Seventeen-year-old Sunny’s always been a little bit of a pushover. But when she’s sent a picture of her boyfriend kissing another girl, she knows she’s got to act. What follows is a mad, 12-hour dash around London–starting at 8 pm in Crystal Palace (so far away from civilization you can’t even get the Tube there) then sweeping through Camden, Shoreditch, Soho, Kensington, Notting Hill . . . and ending up at 8 am in Alexandra Palace. Along the way Sunny meets a whole host of characters she never dreamed she’d have anything in common with–least of all the devilishly handsome (and somewhat vain) French “twins” (they’re really cousins) Jean Luc and Vic. But as this love-letter to London shows, a city is only a sum of its parts, and really it’s the people living there who make up its life and soul. And, as Sunny discovers, everyone–from friends, apparent-enemies, famous bands, and even rickshaw drivers–is willing to help a girl on a mission to get her romantic retribution.

“Oliver Twist” by Charles Dickens

There are so many classics that I haven’t read, including anything by Charles Dickens. Or if I did, I do not remember 😉

The story of Oliver Twist – orphaned, and set upon by evil and adversity from his first breath – shocked readers when it was published. After running away from the workhouse and pompous beadle Mr Bumble, Oliver finds himself lured into a den of thieves peopled by vivid and memorable characters – the Artful Dodger, vicious burglar Bill Sikes, his dog Bull’s Eye, and prostitute Nancy, all watched over by cunning master-thief Fagin. Combining elements of Gothic Romance, the Newgate Novel and popular melodrama, Dickens created an entirely new kind of fiction, scathing in its indictment of a cruel society, and pervaded by an unforgettable sense of threat and mystery.

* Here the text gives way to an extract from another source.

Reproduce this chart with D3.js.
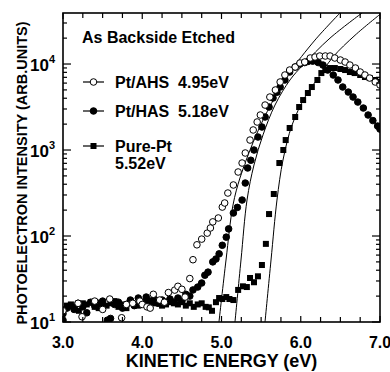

“The Girl on the Train” by Paula Hawkins

I read this book and saw the movie, both were phenomenal, creepy and shocking. A must read!

EVERY DAY THE SAME

Rachel takes the same commuter train every morning and night. Every day she rattles down the track, flashes past a stretch of cozy suburban homes, and stops at the signal that allows her to daily watch the same couple breakfasting on their deck. She’s even started to feel like she knows them. Jess and Jason, she calls them. Their life—as she sees it—is perfect. Not unlike the life she recently lost.

UNTIL TODAY

And then she sees something shocking. It’s only a minute until the train moves on, but it’s enough. Now everything’s changed. Unable to keep it to herself, Rachel goes to the police. But is she really as unreliable as they say? Soon she is deeply entangled not only in the investigation but in the lives of everyone involved. Has she done more harm than good?

“The Name of the Star” by Maureen Johnson

This one sounds scary, but good…

Louisiana teenager Rory Deveaux arrives in London to start a new life at boarding school just as a series of brutal murders mimicking the horrific Jack the Ripper killing spree of more than a century ago has broken out across the city. The police are left with few leads and no witnesses. Except one. Rory spotted the man believed to be the prime suspect. But she is the only one who saw him – the only one who can see him. And now Rory has become his next target…unless she can tap her previously unknown abilities to turn the tables.

“Tunnel Vision” by Keith Lowe

This is the one I’ll probably read first, just because it sounds so different and sort of funny.

Andy’s obsession with the London Underground is interfering with his life. On the eve of his wedding, he makes a drunken bet that challenges him to travel through every single Tube station in just one day. Only by completing the entire map will Andy retrieve the Eurostar tickets he needs to get to his wedding in Paris. At 1 AM, Andy’s fiancée, Rachel, will be on the Eurostar, with or without him. 

Not just an unpredictable story about one man’s peculiar passion, Keith Lowe’s exceptional debut draws us effortlessly along on a deeply personal journey through chaos, commitment, and love.

… Ta-da! I know there’s tons of other books out there based in London, so if you know of one, please let me know!